Although stimulating the economy and bringing revenue to an area in need of it seems like a clear solution, there are other factors that produce a negative picture. Mining has been a presence in the far North since 1957, creating a negative view towards expansion policy initiated by the Conservative Government. Although it is accepted that a growing economy is financially beneficial towards the inhabitants, there are social problems such as drug and alcohol abuse brought on by temporary financial stability. There are also concerns related to employment, with older mines in the area having a high turnover rate and difficult working conditions. For the Inuit, there is also a concern with the separation and disappearance of the traditional subsistence culture by working in a mine or for a government corporation. Further challenges exist as the Indigenous groups in Northern Canada are faced with possible transition from a traditional life.

== Climate change ==
With petroleum-based resources being a significant reason for CanNor to organize an expansion into northern Canada, it is expected to cause a negative environmental reaction. CanNor seeks to foster sustainable energy as it continues developing infrastructure in the territories. A planned initiative for the organization is to, "support the effective implementation of environmental assessment processes for major projects in the North, including the coordination of participating federal departments and agencies." While unveiling the CanNor policy initiative, environmental critics established a negative view of the government facilitating Northern expansion. The CanNor policy perspective is contrary to contemporary environmental policy. The Arctic region of Canada is a fragile ecosystem, with the area warming at twice the rate as the rest of the world in the past twenty years. There are a number of issues associated with the North warming due to climate change. Climate change will affect the local wildlife reliant on cold temperatures, such as seals, polar bears, and sea birds. Permafrost is continuing to melt, which is leading to the expansion of forests northward. Rising ocean levels will lead to the disruption of coastal communities. In addition, further infrastructure and road maintenance will be necessary as permafrost continues to melt, leading to the elimination of winter ice roads.

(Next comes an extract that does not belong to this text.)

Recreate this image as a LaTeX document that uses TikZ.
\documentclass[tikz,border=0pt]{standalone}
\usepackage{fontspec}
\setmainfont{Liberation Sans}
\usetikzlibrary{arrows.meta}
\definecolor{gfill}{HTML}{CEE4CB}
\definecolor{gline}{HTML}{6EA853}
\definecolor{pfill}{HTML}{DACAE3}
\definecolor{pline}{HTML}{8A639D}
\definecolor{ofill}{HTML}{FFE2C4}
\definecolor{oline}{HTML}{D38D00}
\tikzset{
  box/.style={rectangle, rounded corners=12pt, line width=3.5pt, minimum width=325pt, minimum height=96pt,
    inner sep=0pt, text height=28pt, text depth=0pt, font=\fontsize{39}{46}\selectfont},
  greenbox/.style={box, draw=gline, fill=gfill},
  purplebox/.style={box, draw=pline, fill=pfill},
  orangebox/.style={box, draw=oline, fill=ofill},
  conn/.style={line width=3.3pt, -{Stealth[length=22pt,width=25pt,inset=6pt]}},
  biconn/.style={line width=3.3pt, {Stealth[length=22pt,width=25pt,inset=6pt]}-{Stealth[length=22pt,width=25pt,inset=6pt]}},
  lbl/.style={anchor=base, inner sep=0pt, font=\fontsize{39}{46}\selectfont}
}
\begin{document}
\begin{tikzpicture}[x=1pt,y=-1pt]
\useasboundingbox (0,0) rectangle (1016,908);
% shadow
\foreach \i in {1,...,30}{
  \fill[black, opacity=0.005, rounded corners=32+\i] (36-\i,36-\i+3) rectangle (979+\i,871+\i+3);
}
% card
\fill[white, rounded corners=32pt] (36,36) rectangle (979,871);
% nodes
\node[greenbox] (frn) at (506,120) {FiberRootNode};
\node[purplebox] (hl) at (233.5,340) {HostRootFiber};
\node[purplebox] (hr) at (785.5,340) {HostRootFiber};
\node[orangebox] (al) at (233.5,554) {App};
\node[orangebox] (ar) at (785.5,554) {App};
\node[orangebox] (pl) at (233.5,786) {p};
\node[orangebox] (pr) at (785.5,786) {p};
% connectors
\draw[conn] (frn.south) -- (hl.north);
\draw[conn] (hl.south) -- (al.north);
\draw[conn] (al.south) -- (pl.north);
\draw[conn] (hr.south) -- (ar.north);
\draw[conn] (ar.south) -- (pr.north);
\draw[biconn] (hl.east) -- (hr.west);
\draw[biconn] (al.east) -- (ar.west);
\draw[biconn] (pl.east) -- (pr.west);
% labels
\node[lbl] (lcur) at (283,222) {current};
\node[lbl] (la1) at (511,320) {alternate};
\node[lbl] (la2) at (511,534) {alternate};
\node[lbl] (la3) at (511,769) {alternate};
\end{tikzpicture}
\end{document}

In association to the overall effects of climate change, ecological damage from the extraction of minerals and oil may have an effect on communities in the Arctic region. In mining communities, there have been reported complaints of damage to the ecosystem. From local mining operations, damage to bodies of water is noted to cause poisoning from eating fish and other wildlife. The Inuit are reliant on consistent seasons for hunting caribou. Due to the early melting of sea ice, migratory patterns of caribou have changed, leading to Indigenous communities being forced to change their hunting patterns.

== Impact on Aboriginal Peoples ==
In association to climate change directly affecting on Aboriginal communities in the Northern Territories, there are a number of factors related to the CanNor project. Approximately half of the total residents in the Territories are people associated to Aboriginal cultural groups. More than 70% of Aboriginal people harvest natural resources from the environment. From this, economic expansion into the Northern Territories poses a risk and challenges to the Indigenous population and the environment. Climate change will affect Northern communities, leading to unstable seasons and overall warming. In Nunavut, poverty continues to be a problem. Today, the Inuit are largely dependent on imported products as they shift from subsistence living towards the market economy. The overall poverty rate in Nunatsiavut, an area in Northern Newfoundland and Labrador, is found to be 24.7%, far above the national average. By stimulating the economy in Northern Canada, CanNor is based on targeting joblessness and poverty in Aboriginal communities. In addition to the economic advantages produced by CanNor, the Federal Government believes that this initiative will centralize government decisions associated with the Territories in the Northern communities. This is to give the Aboriginal peoples in the area a greater sense of self-determination towards changes in their own communities.